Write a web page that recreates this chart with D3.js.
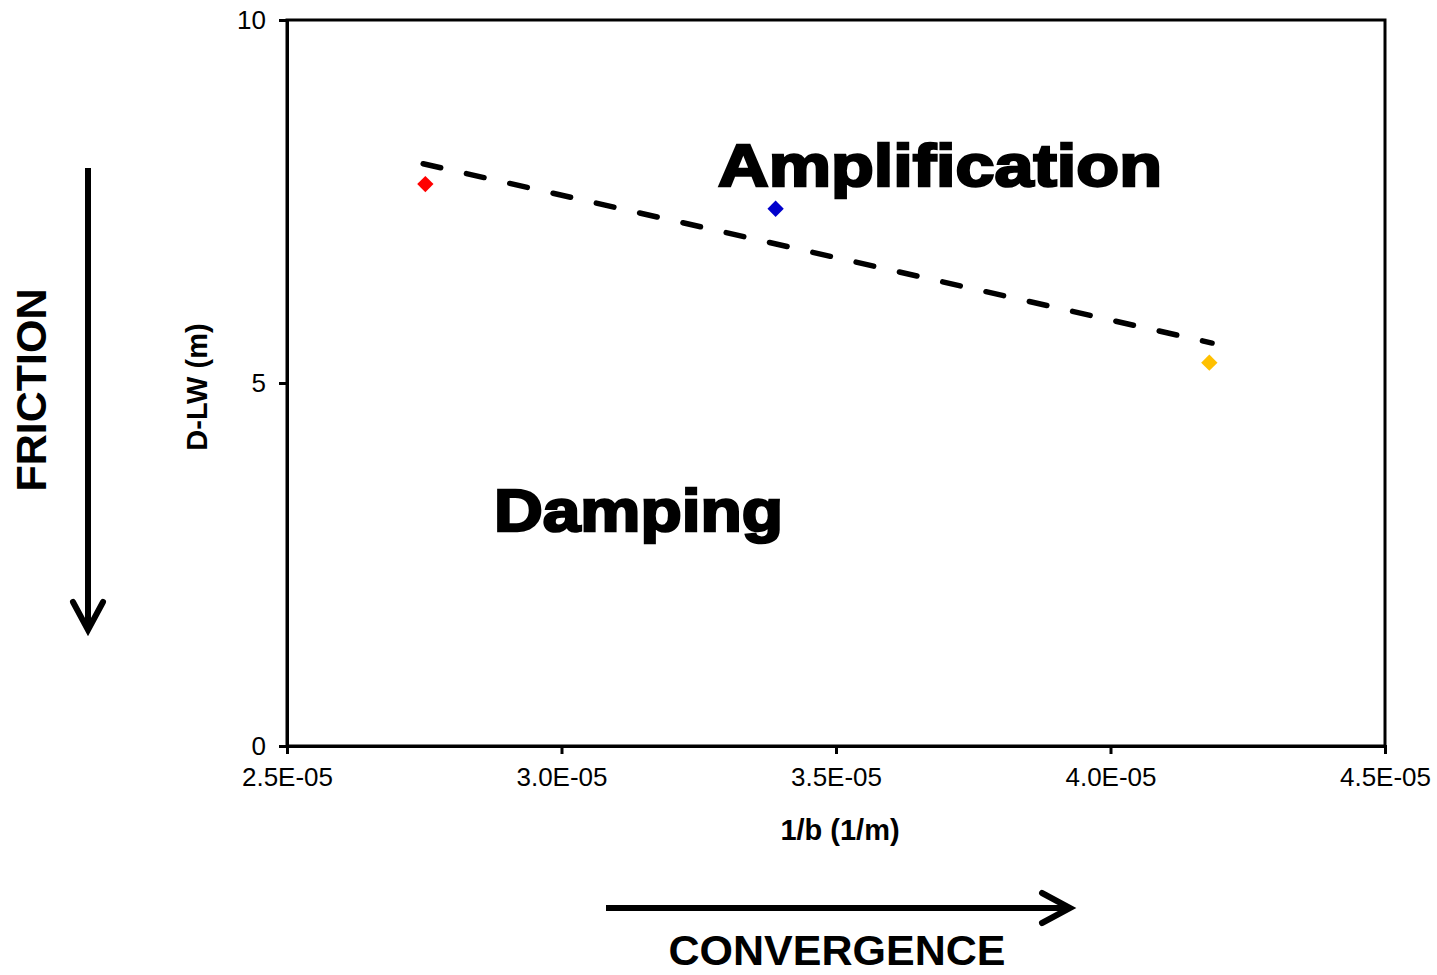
<!DOCTYPE html>
<html><head><meta charset="utf-8">
<script src="https://cdn.jsdelivr.net/npm/d3@7"></script>
<style>body{margin:0;background:#fff}svg{display:block}text{font-family:"Liberation Sans",Arial,sans-serif}</style>
</head><body><svg id="c" width="1437" height="975"></svg>
<script>
const xTicks = [2.5e-5, 3.0e-5, 3.5e-5, 4.0e-5, 4.5e-5];
const xTickLabels = ["2.5E-05","3.0E-05","3.5E-05","4.0E-05","4.5E-05"];
const yTicks = [0, 5, 10];
const pointX = [2.752e-5, 3.39e-5, 4.18e-5];
const pointY = [7.74, 7.40, 5.28];
const pointColors = ["#ff0000", "#0000cc", "#ffc000"];
const trendX = [2.748e-5, 4.185e-5];
const trendY = [8.02, 5.55];

const svg = d3.select("#c");
const L = 287, R = 1385, T = 20, B = 746;
const x = d3.scaleLinear().domain([2.5e-5, 4.5e-5]).range([L, R]);
const y = d3.scaleLinear().domain([0, 10]).range([B, T]);

svg.append("rect").attr("x", L).attr("y", T).attr("width", R - L).attr("height", B - T)
  .attr("fill", "none").attr("stroke", "#000").attr("stroke-width", 3);

const xAxis = svg.append("g").attr("transform", `translate(0,${B})`)
  .call(d3.axisBottom(x).tickValues(xTicks).tickFormat((d, i) => xTickLabels[i]).tickSize(8).tickPadding(14));
const yAxis = svg.append("g").attr("transform", `translate(${L},0)`)
  .call(d3.axisLeft(y).tickValues(yTicks).tickFormat(d3.format("d")).tickSize(8).tickPadding(13));
[xAxis, yAxis].forEach(a => {
  a.select(".domain").attr("stroke-width", 3);
  a.selectAll(".tick line").attr("stroke-width", 3);
  a.selectAll(".tick text").attr("font-size", 26).attr("fill", "#000").style("font-family", '"Liberation Sans",Arial,sans-serif');
});

svg.append("path").datum(trendX.map((d, i) => [d, trendY[i]]))
  .attr("d", d3.line().x(d => x(d[0])).y(d => y(d[1])))
  .attr("fill", "none").attr("stroke", "#000").attr("stroke-width", 5.5)
  .attr("stroke-dasharray", "18,26.4").attr("stroke-linecap", "round");

svg.selectAll(".pt").data(pointX.map((d, i) => ({x: d, y: pointY[i], c: pointColors[i]})))
  .enter().append("path")
  .attr("transform", d => `translate(${x(d.x)},${y(d.y)})`)
  .attr("d", d3.symbol().type(d3.symbolDiamond2).size(170))
  .attr("fill", d => d.c);

svg.append("text").attr("x", 840).attr("y", 840).attr("text-anchor", "middle")
  .attr("font-size", 29).attr("font-weight", "bold").text("1/b (1/m)");
svg.append("text").attr("transform", "translate(207,387) rotate(-90)").attr("text-anchor", "middle")
  .attr("font-size", 29).attr("font-weight", "bold").text("D-LW (m)");

svg.append("text").attr("x", 718).attr("y", 186).attr("font-size", 60).attr("font-weight", "bold")
  .attr("stroke", "#000").attr("stroke-width", 2.5).attr("textLength", 444).attr("lengthAdjust", "spacingAndGlyphs").text("Amplification");
svg.append("text").attr("x", 494).attr("y", 531).attr("font-size", 60).attr("font-weight", "bold")
  .attr("stroke", "#000").attr("stroke-width", 2.5).attr("textLength", 289).attr("lengthAdjust", "spacingAndGlyphs").text("Damping");

svg.append("text").attr("transform", "translate(46,390) rotate(-90)").attr("text-anchor", "middle")
  .attr("font-size", 43).attr("font-weight", "bold").text("FRICTION");
svg.append("line").attr("x1", 88).attr("y1", 168).attr("x2", 88).attr("y2", 630)
  .attr("stroke", "#000").attr("stroke-width", 6);
svg.append("path").attr("d", "M73,602L88,630L103,602").attr("fill", "none")
  .attr("stroke", "#000").attr("stroke-width", 6).attr("stroke-linecap", "round");

svg.append("text").attr("x", 837).attr("y", 965).attr("text-anchor", "middle")
  .attr("font-size", 43).attr("font-weight", "bold").text("CONVERGENCE");
svg.append("line").attr("x1", 606).attr("y1", 908).attr("x2", 1070).attr("y2", 908)
  .attr("stroke", "#000").attr("stroke-width", 6);
svg.append("path").attr("d", "M1042,893L1070,908L1042,923").attr("fill", "none")
  .attr("stroke", "#000").attr("stroke-width", 6).attr("stroke-linecap", "round");
</script></body></html>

- _What you are asked to do_
Extract the full listing exactly, with the pictures left out.

- _Completed task_
Write a web page that recreates this chart with D3.js.
<!DOCTYPE html>
<html><head><meta charset="utf-8">
<script src="https://cdn.jsdelivr.net/npm/d3@7"></script>
<style>body{margin:0;background:#fff}svg{display:block}text{font-family:"Liberation Sans",Arial,sans-serif}</style>
</head><body><svg id="c" width="1437" height="975"></svg>
<script>
const xTicks = [2.5e-5, 3.0e-5, 3.5e-5, 4.0e-5, 4.5e-5];
const xTickLabels = ["2.5E-05","3.0E-05","3.5E-05","4.0E-05","4.5E-05"];
const yTicks = [0, 5, 10];
const pointX = [2.752e-5, 3.39e-5, 4.18e-5];
const pointY = [7.74, 7.40, 5.28];
const pointColors = ["#ff0000", "#0000cc", "#ffc000"];
const trendX = [2.748e-5, 4.185e-5];
const trendY = [8.02, 5.55];

const svg = d3.select("#c");
const L = 287, R = 1385, T = 20, B = 746;
const x = d3.scaleLinear().domain([2.5e-5, 4.5e-5]).range([L, R]);
const y = d3.scaleLinear().domain([0, 10]).range([B, T]);

svg.append("rect").attr("x", L).attr("y", T).attr("width", R - L).attr("height", B - T)
  .attr("fill", "none").attr("stroke", "#000").attr("stroke-width", 3);

const xAxis = svg.append("g").attr("transform", `translate(0,${B})`)
  .call(d3.axisBottom(x).tickValues(xTicks).tickFormat((d, i) => xTickLabels[i]).tickSize(8).tickPadding(14));
const yAxis = svg.append("g").attr("transform", `translate(${L},0)`)
  .call(d3.axisLeft(y).tickValues(yTicks).tickFormat(d3.format("d")).tickSize(8).tickPadding(13));
[xAxis, yAxis].forEach(a => {
  a.select(".domain").attr("stroke-width", 3);
  a.selectAll(".tick line").attr("stroke-width", 3);
  a.selectAll(".tick text").attr("font-size", 26).attr("fill", "#000").style("font-family", '"Liberation Sans",Arial,sans-serif');
});

svg.append("path").datum(trendX.map((d, i) => [d, trendY[i]]))
  .attr("d", d3.line().x(d => x(d[0])).y(d => y(d[1])))
  .attr("fill", "none").attr("stroke", "#000").attr("stroke-width", 5.5)
  .attr("stroke-dasharray", "18,26.4").attr("stroke-linecap", "round");

svg.selectAll(".pt").data(pointX.map((d, i) => ({x: d, y: pointY[i], c: pointColors[i]})))
  .enter().append("path")
  .attr("transform", d => `translate(${x(d.x)},${y(d.y)})`)
  .attr("d", d3.symbol().type(d3.symbolDiamond2).size(170))
  .attr("fill", d => d.c);

svg.append("text").attr("x", 840).attr("y", 840).attr("text-anchor", "middle")
  .attr("font-size", 29).attr("font-weight", "bold").text("1/b (1/m)");
svg.append("text").attr("transform", "translate(207,387) rotate(-90)").attr("text-anchor", "middle")
  .attr("font-size", 29).attr("font-weight", "bold").text("D-LW (m)");

svg.append("text").attr("x", 718).attr("y", 186).attr("font-size", 60).attr("font-weight", "bold")
  .attr("stroke", "#000").attr("stroke-width", 2.5).attr("textLength", 444).attr("lengthAdjust", "spacingAndGlyphs").text("Amplification");
svg.append("text").attr("x", 494).attr("y", 531).attr("font-size", 60).attr("font-weight", "bold")
  .attr("stroke", "#000").attr("stroke-width", 2.5).attr("textLength", 289).attr("lengthAdjust", "spacingAndGlyphs").text("Damping");

svg.append("text").attr("transform", "translate(46,390) rotate(-90)").attr("text-anchor", "middle")
  .attr("font-size", 43).attr("font-weight", "bold").text("FRICTION");
svg.append("line").attr("x1", 88).attr("y1", 168).attr("x2", 88).attr("y2", 630)
  .attr("stroke", "#000").attr("stroke-width", 6);
svg.append("path").attr("d", "M73,602L88,630L103,602").attr("fill", "none")
  .attr("stroke", "#000").attr("stroke-width", 6).attr("stroke-linecap", "round");

svg.append("text").attr("x", 837).attr("y", 965).attr("text-anchor", "middle")
  .attr("font-size", 43).attr("font-weight", "bold").text("CONVERGENCE");
svg.append("line").attr("x1", 606).attr("y1", 908).attr("x2", 1070).attr("y2", 908)
  .attr("stroke", "#000").attr("stroke-width", 6);
svg.append("path").attr("d", "M1042,893L1070,908L1042,923").attr("fill", "none")
  .attr("stroke", "#000").attr("stroke-width", 6).attr("stroke-linecap", "round");
</script></body></html>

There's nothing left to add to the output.